Switzerland: Economic growth will likely push inflation slowly higher over time - Wells Fargo
According to analysts from Wells Fargo, today’s positive GDP print and solid domestic demand will likely support a gradual acceleration in prices in Switzerland.
“Growth in the Swiss economy strengthened in Q3, up 2.5 percent on an annualized basis. While GDP growth in Switzerland has been more muted over the past few quarters, today’s print affirms broad-based growth in both domestic and external demand. Amid solid economic growth, Switzerland has faced low inflation over the past several years, pushing the Swiss National Bank (SNB) to move its policy rate into negative territory and actively manage its exchange rate to avoid additional deflationary pressures from a strengthening Swiss franc.”
“Today’s GDP print points to positive economic growth that will likely push inflation slowly higher over time and allow the SNB to gradually reverse its accommodative stance. Higher future interest rates could weigh on leveraged Swiss households by increasing debt-servicing costs, but, in the near term, inflation still has room for significant improvement before the SNB will likely move to raise rates.”

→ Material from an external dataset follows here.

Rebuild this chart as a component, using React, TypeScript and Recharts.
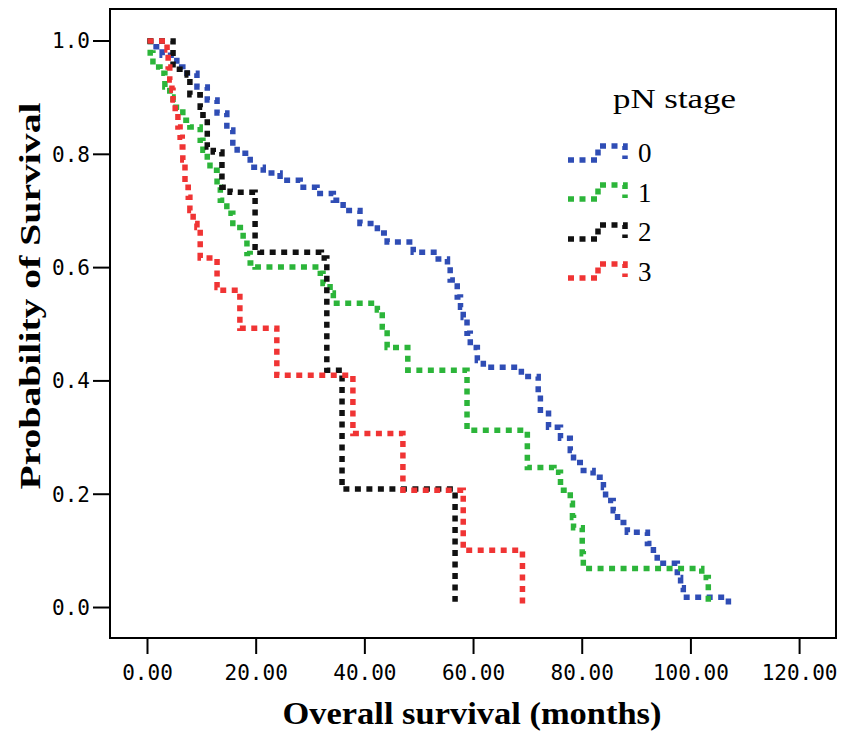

“Solid economic growth in Switzerland in Q3 has likely put the economy on track to tackle the challenges of lackluster inflation and an upward trend in household debt seen over the past few years. While the SNB will likely need to see significant improvement in inflation before beginning to hike rates, in our view CPI inflation will likely trend slowly higher.”
“Slowly increasing inflation could exert upward pressure on wage growth, potentially counteracting higher debt-service costs as the SNB eventually begins to raise rates. In the near term, the consensus expects the broad-based strength in the Swiss economy to continue in the coming quarters.”